Azure / enterprise-azureai

Unleash the power of Azure AI to your application developers in a secure & manageable way with Azure API Management and Azure Developer CLI.
MIT License
71 stars 32 forks source link

Deployment challenges in PTU scenarios #51

Open punitkshah opened 5 months ago

punitkshah commented 5 months ago

In situations where a customer has acquired throughput units for their Azure OpenAI instance, the deployed models are linked to the provisioned throughput units (PTUs). In such instances, the script should offer the choice to utilize the already-existing Azure OpenAI endpoints, along with the model's name, rather than attempting to generate these resources.

This can be accomplished by parameterizing the values of the endpoints to be used and employing a conditional flag for the deployment of Azure OpenAI resources and models.

iMicknl commented 5 months ago

Thanks for your suggestion, @punitkshah!
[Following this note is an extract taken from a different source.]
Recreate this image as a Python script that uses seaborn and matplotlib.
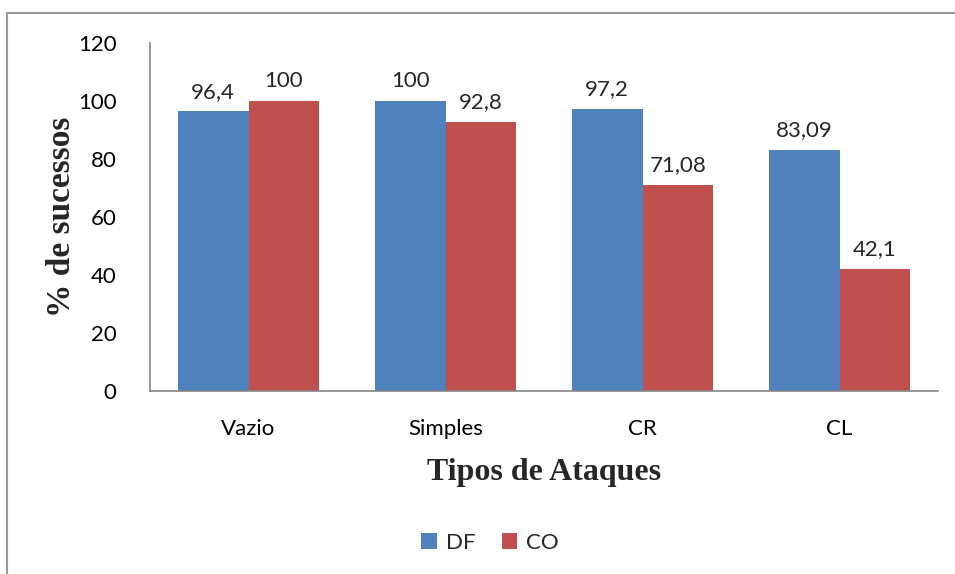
import seaborn as sns
import matplotlib.pyplot as plt
import pandas as pd
from matplotlib.lines import Line2D

categorias = ['Vazio', 'Simples', 'CR', 'CL']
df_vals = [96.4, 100, 97.2, 83.09]
co_vals = [100, 92.8, 71.08, 42.1]
rotulos_df = ['96,4', '100', '97,2', '83,09']
rotulos_co = ['100', '92,8', '71,08', '42,1']

dados = pd.DataFrame({
    'tipo': categorias * 2,
    'valor': df_vals + co_vals,
    'serie': ['DF'] * 4 + ['CO'] * 4,
})

sns.set_style("white")
plt.rcParams['font.family'] = ['Lato', 'DejaVu Sans']

fig = plt.figure(figsize=(9.55, 5.74), dpi=100)
ax = fig.add_axes([150 / 955, 1 - 391 / 574, 788 / 955, 348 / 574])

sns.barplot(data=dados, x='tipo', y='valor', hue='serie',
            palette=['#4F81BD', '#C0504D'], width=0.72, ax=ax,
            saturation=1, legend=True, linewidth=0)

for cont, labs in zip(ax.containers, [rotulos_df, rotulos_co]):
    ax.bar_label(cont, labels=labs, padding=7, fontsize=16)

ax.set_ylim(0, 120)
ax.set_yticks(range(0, 121, 20))
ax.tick_params(axis='both', length=0, labelsize=16, colors='black')
ax.tick_params(axis='y', pad=24)
ax.tick_params(axis='x', pad=20)
for s in ['top', 'right']:
    ax.spines[s].set_visible(False)
for s in ['left', 'bottom']:
    ax.spines[s].set_color('#868686')
    ax.spines[s].set_linewidth(1.2)

ax.set_xlabel('Tipos de Ataques', fontsize=23, fontweight='bold',
              family='Liberation Serif', labelpad=14)
ax.set_ylabel('% de sucessos', fontsize=24, fontweight='bold',
              family='Liberation Serif', labelpad=1)

ax.legend(loc='center', bbox_to_anchor=(490 / 955, 1 - 543 / 574),
          bbox_transform=fig.transFigure, ncol=2, frameon=False,
          fontsize=16, handlelength=0.7, handleheight=0.7,
          handletextpad=0.4, columnspacing=1.2)

# borda externa: só topo e esquerda aparecem (o resto está cortado)
x0, y0 = 7 / 955, 1 - 13 / 574
fig.add_artist(Line2D([x0, 1], [y0, y0], transform=fig.transFigure,
                      color='#999999', linewidth=1.5))
fig.add_artist(Line2D([x0, x0], [0, y0], transform=fig.transFigure,
                      color='#999999', linewidth=1.5))

fig.savefig('out.png', dpi=100)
For my understanding, would a customer with provisioned deployments (PTU) not deploy this via infra as code already? My belief would be that a customer would adapt this repository to their needs, and add their current deployment in the infra code, instead of deploying both separately.

When they have added the PTU deployment in the infra as code of this repository; if the deployment is already present, it won't recreate the OpenAI model deployment.

punitkshah commented 5 months ago

@iMicknl - I was thinking of an approach that involves parameterizing the endpoint and model name. However, for the incorporation of existing resources, users would be required to modify the repository by updating specific details in the main.bicep and ai.bicep files, such as the model name and capacity.

In the case of most PTU deployments, which I anticipate will be common in scenarios where this proxy is utilized, the models are expected to have already been deployed with the required capacity.

While it is not a significant obstacle, based on recent deployment, it appears that users find it more convenient to specify values in just one parameter file rather than updating multiple bicep files.